After reliving that graduation memory, I analyzed our relationship in a way I hadn’t thought to when we were both alive, and neglected to after her sudden death when there was a coffin to buy and awkward postfuneral party to host. During this unexpected slump, I dissected every fight we had with maternal goggles on, and came to see my mother wasn’t out to get Meg and me. She just couldn’t handle life. Perspective matured, I grew to view her addiction as almost predictable. She was a small-town girl who married her high-school sweetheart. My father had a strong, demanding personality. He controlled her highs and lows from the age of sixteen. They had no mortgage left on the three-bedroom house they bought in 1968. She didn’t see what more one could want. Not upsetting the applecart, as she often preached, had served her well.

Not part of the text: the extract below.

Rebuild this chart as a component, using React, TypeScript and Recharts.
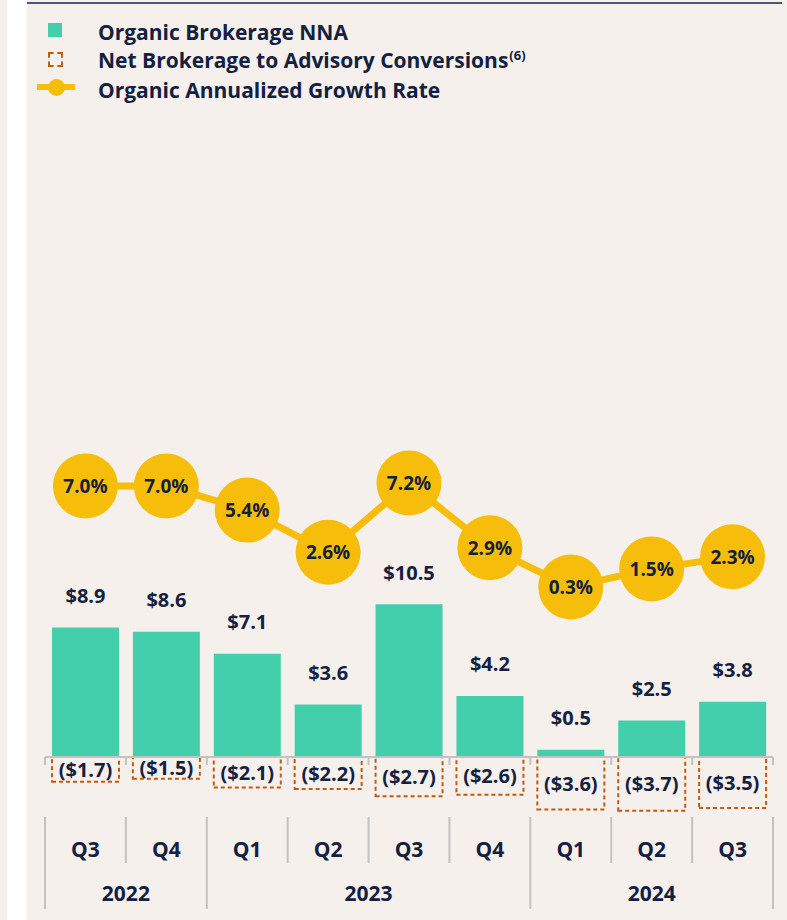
import React from 'react'
import { Bar, ComposedChart, LabelList, Line, ReferenceLine, XAxis, YAxis } from 'recharts'

const quarters = ['Q3', 'Q4', 'Q1', 'Q2', 'Q3', 'Q4', 'Q1', 'Q2', 'Q3']
const years = ['2022', '2022', '2023', '2023', '2023', '2023', '2024', '2024', '2024']
const brokerageNNA = [8.9, 8.6, 7.1, 3.6, 10.5, 4.2, 0.5, 2.5, 3.8]
const advisoryConversions = [-1.7, -1.5, -2.1, -2.2, -2.7, -2.6, -3.6, -3.7, -3.5]
const growthRate = [7.0, 7.0, 5.4, 2.6, 7.2, 2.9, 0.3, 1.5, 2.3]

const data = quarters.map((q, i) => ({
  key: `${years[i]}-${q}`,
  nna: brokerageNNA[i],
  conv: advisoryConversions[i],
  rate: growthRate[i],
}))

const FONT = '"Open Sans", "Noto Sans", sans-serif'
const NAVY = '#13203F'
const TEAL = '#44CFAC'
const GOLD = '#F6BE0B'
const ORANGE = '#C45A0C'
const GRID = '#C4C2C0'
const BG = '#F5F0EC'

function PosLabel(props: any) {
  const { x, y, width, value } = props
  return (
    <text x={x + width / 2} y={y - 32} textAnchor="middle" dominantBaseline="central" fill={NAVY} fontSize={20} fontWeight={700} fontFamily={FONT}>
      {'$' + Number(value).toFixed(1)}
    </text>
  )
}

function NegLabel(props: any) {
  const { x, y, width, height, value } = props
  return (
    <text x={x + width / 2} y={y + height / 2} textAnchor="middle" dominantBaseline="central" fill={NAVY} fontSize={20} fontWeight={700} fontFamily={FONT}>
      {'($' + Math.abs(Number(value)).toFixed(1) + ')'}
    </text>
  )
}

function RateDot(props: any) {
  const { cx, cy, value } = props
  if (cx == null || cy == null) return null
  return (
    <g key={`dot-${cx}`}>
      <circle cx={cx} cy={cy} r={32.5} fill={GOLD} />
      <text x={cx} y={cy} textAnchor="middle" dominantBaseline="central" fill={NAVY} fontSize={19} fontWeight={700} fontFamily={FONT}>
        {Number(value).toFixed(1) + '%'}
      </text>
    </g>
  )
}

function Baseline(props: any) {
  const { x1, x2, y1 } = props
  const n = quarters.length
  const step = (x2 - x1) / n
  return (
    <g>
      <line x1={x1} x2={x2} y1={y1} y2={y1} stroke={GRID} strokeWidth={2} />
      {Array.from({ length: n + 1 }, (_, k) => (
        <line key={k} x1={x1 + k * step} x2={x1 + k * step} y1={y1} y2={y1 + 8} stroke={GRID} strokeWidth={2} />
      ))}
    </g>
  )
}

function TableTick(props: any) {
  const { x, y, index, width, visibleTicksCount } = props
  const count = visibleTicksCount || quarters.length
  const band = (width || 728) / count
  const left = x - band / 2
  const yearStart = index === 0 || years[index] !== years[index - 1]
  let span = 0
  if (yearStart) {
    while (index + span < years.length && years[index + span] === years[index]) span++
  }
  const isLast = index === count - 1
  const txt = { textAnchor: 'middle' as const, dominantBaseline: 'central' as const, fill: NAVY, fontSize: 21, fontWeight: 700, fontFamily: FONT }
  return (
    <g>
      <line x1={left} x2={left} y1={y} y2={y + (yearStart ? 92 : 46)} stroke={GRID} strokeWidth={2} />
      {isLast && <line x1={left + band} x2={left + band} y1={y} y2={y + 92} stroke={GRID} strokeWidth={2} />}
      <text x={x} y={y + 32} {...txt}>{quarters[index]}</text>
      {yearStart && <text x={left + (span * band) / 2} y={y + 76} {...txt}>{years[index]}</text>}
    </g>
  )
}

function LegendBlock() {
  const text: React.CSSProperties = { position: 'absolute', left: 98, height: 24, lineHeight: '24px', fontSize: 21, fontWeight: 700, color: NAVY, whiteSpace: 'nowrap' }
  return (
    <>
      <div style={{ position: 'absolute', left: 48, top: 23, width: 14, height: 14, background: TEAL }} />
      <div style={{ ...text, top: 20 }}>Organic Brokerage NNA</div>
      <div style={{ position: 'absolute', left: 48, top: 52, width: 11, height: 11, border: `2px dashed ${ORANGE}` }} />
      <div style={{ ...text, top: 48 }}>
        Net Brokerage to Advisory Conversions
        <span style={{ fontSize: 13, position: 'relative', top: -8, marginLeft: 1 }}>(6)</span>
      </div>
      <div style={{ position: 'absolute', left: 37, top: 84, width: 38, height: 6, background: GOLD }} />
      <div style={{ position: 'absolute', left: 47.5, top: 78.5, width: 17, height: 17, borderRadius: 9, background: GOLD }} />
      <div style={{ ...text, top: 77.5 }}>Organic Annualized Growth Rate</div>
    </>
  )
}

export default function App() {
  return (
    <div style={{ position: 'absolute', left: 0, top: 0, width: 787, height: 920, background: BG, fontFamily: FONT, overflow: 'hidden' }}>
      <div style={{ position: 'absolute', left: 7, top: 0, width: 20, height: 920, background: '#FFFFFF' }} />
      <div style={{ position: 'absolute', left: 27, top: 2, width: 755, height: 2, background: '#4D5770' }} />
      <LegendBlock />
      <div style={{ position: 'absolute', left: 0, top: 0 }}>
        <ComposedChart width={787} height={920} data={data} stackOffset="sign" margin={{ top: 400, right: 14, bottom: 0, left: 45 }}>
          <XAxis dataKey="key" height={103} interval={0} axisLine={false} tickLine={false} tickSize={0} tickMargin={0} tick={<TableTick />} />
          <YAxis yAxisId="bars" hide domain={[-4.124, 24.536]} allowDataOverflow />
          <YAxis yAxisId="rate" hide domain={[-14.963, 12.707]} allowDataOverflow />
          <Bar yAxisId="bars" dataKey="nna" stackId="s" fill={TEAL} barSize={67} isAnimationActive={false}>
            <LabelList dataKey="nna" content={<PosLabel />} />
          </Bar>
          <Bar yAxisId="bars" dataKey="conv" stackId="s" fill="none" stroke={ORANGE} strokeWidth={2} strokeDasharray="4 3" barSize={67} isAnimationActive={false}>
            <LabelList dataKey="conv" content={<NegLabel />} />
          </Bar>
          <ReferenceLine yAxisId="bars" y={0} shape={(p: any) => <Baseline {...p} />} />
          <Line yAxisId="rate" dataKey="rate" stroke={GOLD} strokeWidth={7} dot={(p: any) => <RateDot {...p} />} activeDot={false} isAnimationActive={false} />
        </ComposedChart>
      </div>
    </div>
  )
}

But society turned on her. What was once a woman’s duty suddenly became passé. All her friends got jobs while my mom was busy swapping recipes with the grandmothers in our neighborhood. Imagine how stunned she must’ve been to realize the community no longer held her blind familial devotion in high esteem. Even my father wished he’d attached himself to someone more cosmopolitan, more worldly. And so he did—on the side. I envision my mother growing weak from abandonment and disrespect and finding strength, or at least solace, in Carlo Rossi’s wine jugs, a man whose picture we saw so often Meg called him our grandfather.

So what came first? There’s no doubt she was a shitty mom from twelve on, but did I send her on that course? During the family portion of what proved to be another failed rehab attempt, a doctor in a crisp lab coat explained the science behind the disease of alcoholism. It was all right there: my mother was genetically screwed. There were dozens of triggers—me, my dad, traffic—but only one person in control of the hand lifting that glass to her lips. And yet, the memory of how ungrateful and unpleasant I was gnawed at me. I started questioning my own evening chardonnay, my own loneliness. Brady traveled a lot. Eve got her license. I was free, but I was lost. My mother was long gone, but her memory suddenly had a grip on my present.

Meg and Brady had no patience for it. A drunk is a drunk because they like to get drunk, they said. But I felt guilty. My role in it all haunted me. Brady will be alarmed when he reaches that part of my journal. It’s a relief he’s sticking to an entry a day. I have six more months of documented sanity.

For the first time, I wonder where my mother is. Perhaps Linda had a welcoming committee because the predeceased were excited for her arrival. Would I blame Mom for thinking she deserved death to herself? I can almost hear her encourage my father not to go to any trouble, that sometimes it’s best to leave good enough alone.